Filed Pursuant to Rule 424(b)(3)
Registration No. 333-41690
DBS Industries, Inc.
Prospectus Supplement
(To Prospectus Dated September 11, 2000)
You should read this prospectus supplement, previous prospectus
supplements and the related prospectus carefully before you invest. These
documents contain information you should consider when making your investment
decision.
On September 7, 2000, we issued a drawdown notice to Torneaux Ltd. in
connection with the common stock purchase agreement dated June 2, 2000 between
us and Torneaux Ltd. The notice offered to sell up to $250,000 of our common
stock to Torneaux Ltd., based on the formula provided in the stock purchase
agreement, during an 18 day trading day period beginning on September 8, 2000
and ending on October 3, 2000. During the first 9 trading days, Torneaux Limited
purchased a total of 84,490 shares of our common stock at an average purchase
price of $0.9863 per share. The Volume Weighted Average Price of our common
stock, as quoted on the OTC Bulletin Board during that portion of the Draw Down
period, was approximately $1.1475 per share. These purchases resulted in
proceeds of $83,333 being paid to us by Torneaux. Additionally, as part of the
purchase, Torneaux Ltd. received warrants to purchase up to 42,245 shares of our
common stock at an exercise price of $1.1342 per share.
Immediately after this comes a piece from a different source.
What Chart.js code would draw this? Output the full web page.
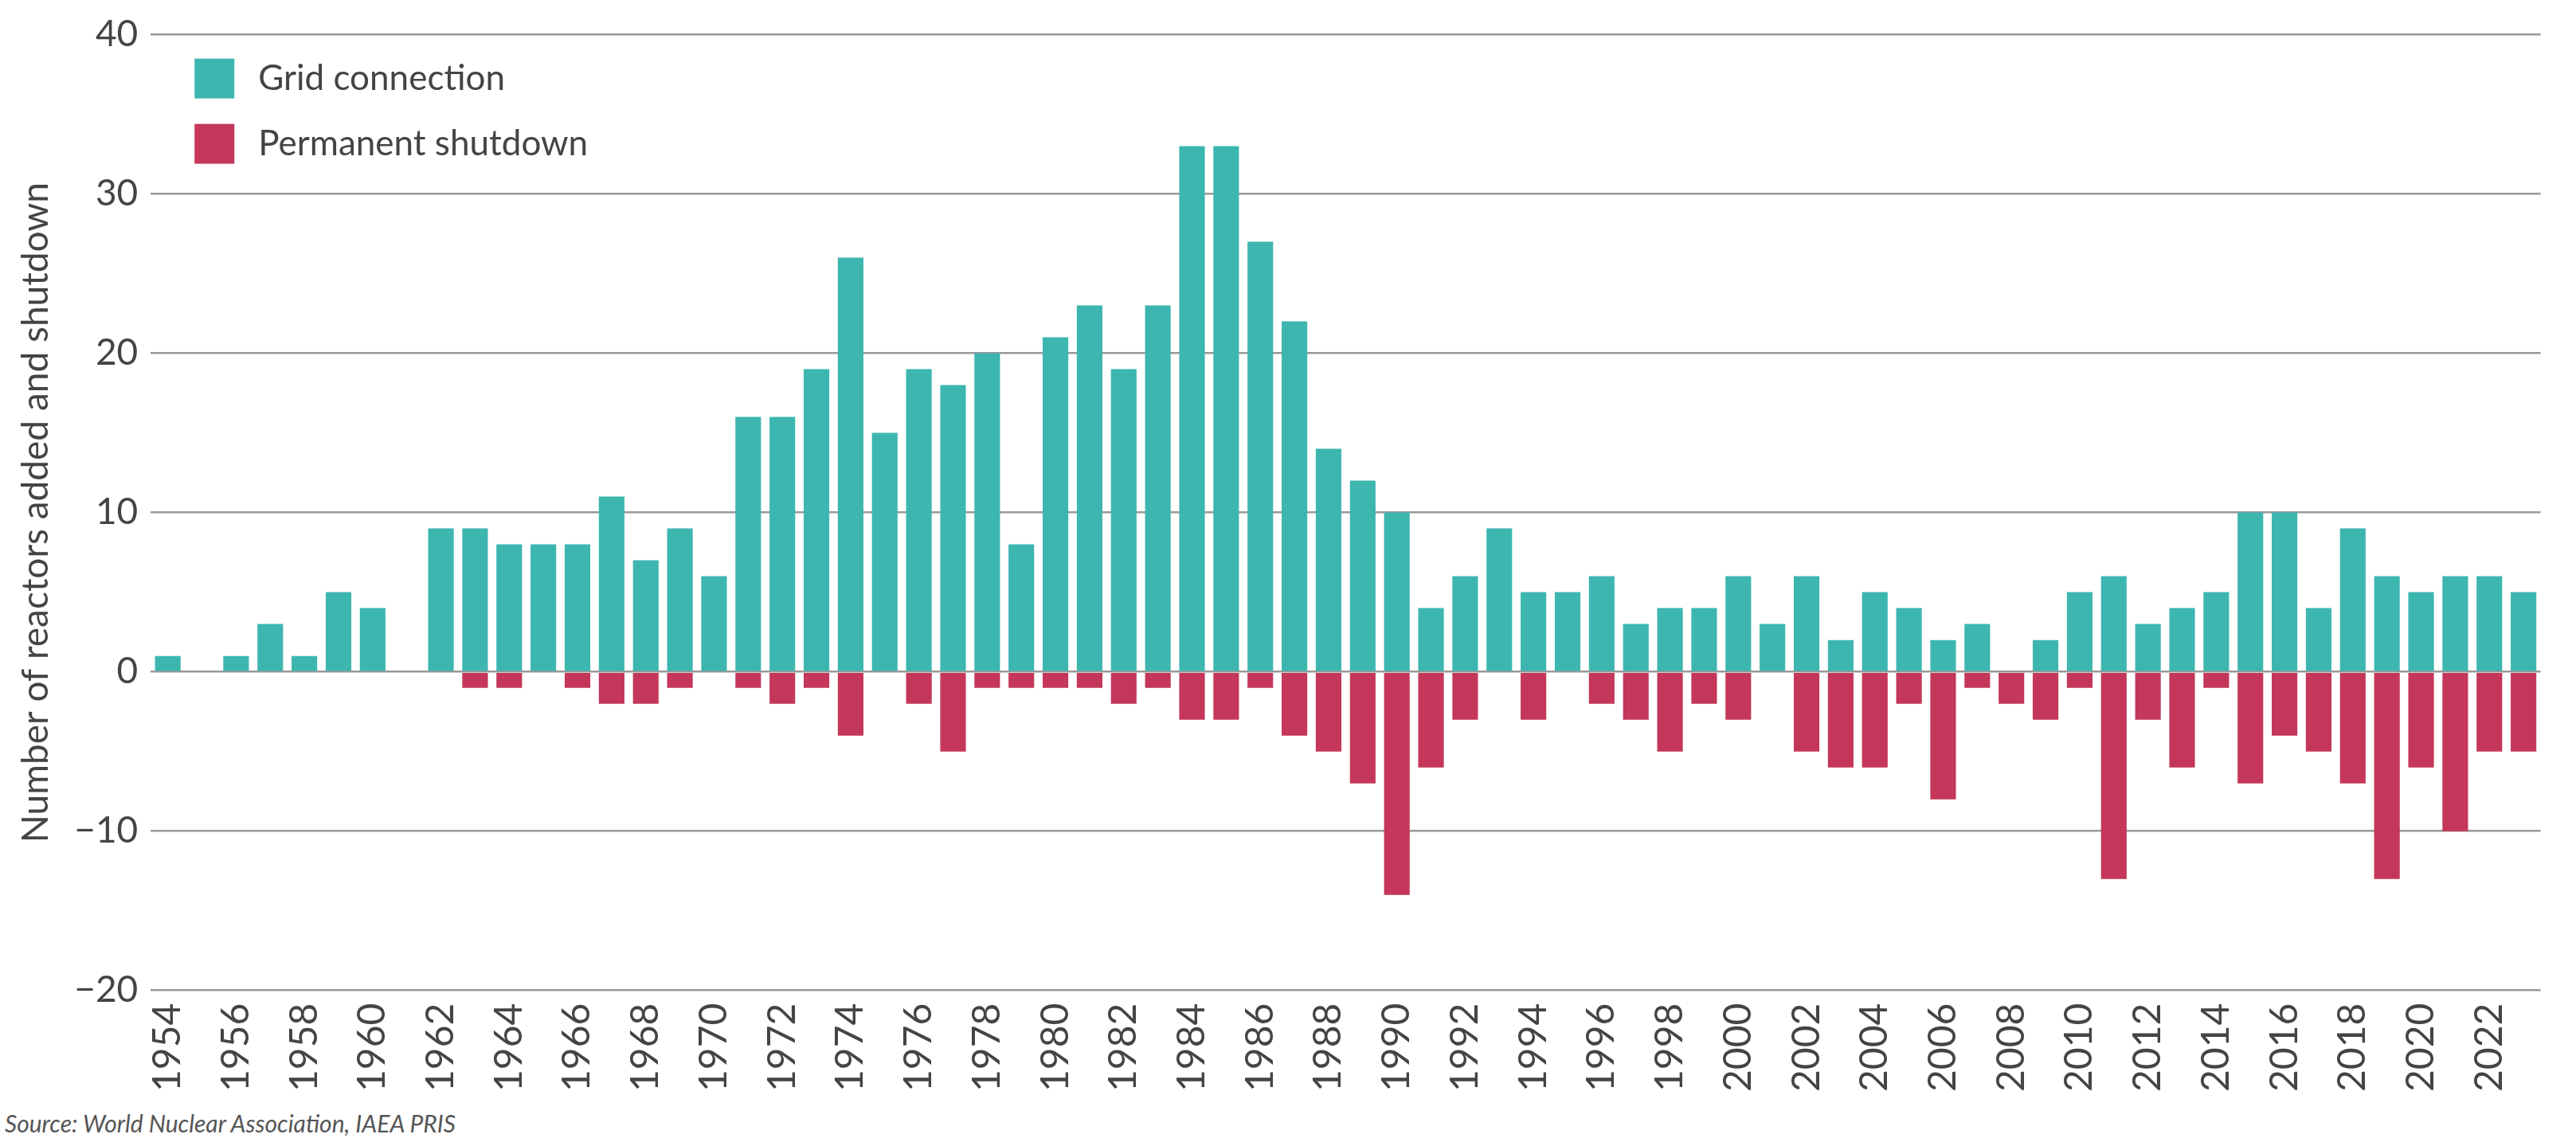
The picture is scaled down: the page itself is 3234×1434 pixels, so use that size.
<!DOCTYPE html>
<html><head><meta charset="utf-8">
<script src="https://cdn.jsdelivr.net/npm/chart.js@4"></script>
<style>html,body{margin:0;padding:0;background:#fff}#w{position:relative;width:3234px;height:1434px}
#src{position:absolute;left:6px;top:1392px;font:italic 30px Lato, "Open Sans", sans-serif;color:#555}</style>
</head><body><div id="w"><canvas id="c" width="3234" height="1385"></canvas><div id="src">Source: World Nuclear Association, IAEA PRIS</div></div>
<script>
const years=[];for(let y=1954;y<=2023;y++)years.push(String(y));
const gridConnection=[1,0,1,3,1,5,4,0,9,9,8,8,8,11,7,9,6,16,16,19,26,15,19,18,20,8,21,23,19,23,33,33,27,22,14,12,10,4,6,9,5,5,6,3,4,4,6,3,6,2,5,4,2,3,0,2,5,6,3,4,5,10,10,4,9,6,5,6,6,5];
const permanentShutdown=[0,0,0,0,0,0,0,0,0,-1,-1,0,-1,-2,-2,-1,0,-1,-2,-1,-4,0,-2,-5,-1,-1,-1,-1,-2,-1,-3,-3,-1,-4,-5,-7,-14,-6,-3,0,-3,0,-2,-3,-5,-2,-3,0,-5,-6,-6,-2,-8,-1,-2,-3,-1,-13,-3,-6,-1,-7,-4,-5,-7,-13,-6,-10,-5,-5];
const yTicks=[-20,-10,0,10,20,30,40];
const F='Lato, "Open Sans", sans-serif';
const legendPlugin={id:'lg',afterDraw(ch){const c=ch.ctx,a=ch.chartArea;c.save();c.font='44px '+F;c.textBaseline='middle';
ch.data.datasets.forEach((d,i)=>{const x=a.left+55,y=a.top+55+i*82;c.fillStyle=d.backgroundColor;c.fillRect(x,y-25,50,50);c.fillStyle='#444';c.fillText(d.label,x+80,y);});c.restore();}};
new Chart(document.getElementById('c'),{type:'bar',
data:{labels:years,datasets:[{label:'Grid connection',data:gridConnection,backgroundColor:'#3db6b0'},{label:'Permanent shutdown',data:permanentShutdown,backgroundColor:'#c4375a'}]},
options:{responsive:false,animation:false,layout:{padding:{top:30,right:40,left:14,bottom:6}},
plugins:{legend:{display:false},tooltip:{enabled:false}},
datasets:{bar:{categoryPercentage:0.75,barPercentage:1}},
scales:{x:{stacked:true,grid:{display:false},border:{display:false},
ticks:{autoSkip:false,minRotation:90,maxRotation:90,padding:8,color:'#444',font:{family:F,size:48},callback:(v,i)=>i%2===0?years[i]:''}},
y:{stacked:true,min:-20,max:40,afterBuildTicks:s=>{s.ticks=yTicks.map(v=>({value:v}));},
grid:{color:'#999',lineWidth:2.5,drawTicks:false},border:{display:false},
ticks:{padding:16,color:'#444',font:{family:F,size:46},callback:v=>v<0?'\u2212'+Math.abs(v):v},
title:{display:true,text:'Number of reactors added and shutdown',color:'#444',font:{family:F,size:46}}}}},
plugins:[legendPlugin]});
</script></body></html>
During the second 9 trading days, Torneaux Limited purchased a total of
63,092 shares of our common stock at an average purchase price of $0.880575 per
share. The Volume Weighted Average Price of our common stock, as quoted on the
OTC Bulletin Board during that portion of the Draw Down period, was $1.01215 per
share. These purchases resulted in additional proceeds of $55,556 being paid to
us by Torneaux and we issued additional warrants to purchase up to 63,092 shares
of our common stock at an exercise price of $1.0126 per share.
The attached prospectus relates to the resale of shares acquired by
Torneaux Ltd. pursuant to the stock purchase agreement. Because Torneaux Ltd.
may sell some or all of these shares, and because there are currently no
agreements, arrangements or understandings with respect to the sale of any of
these shares, we cannot estimate the actual amount of shares that they will hold
after the completion of the offering.
We expect to use the proceeds of this sale of common stock and upon the
exercise of warrants for working capital and other general corporate purposes.
The date of this prospectus supplement is October 6, 2000.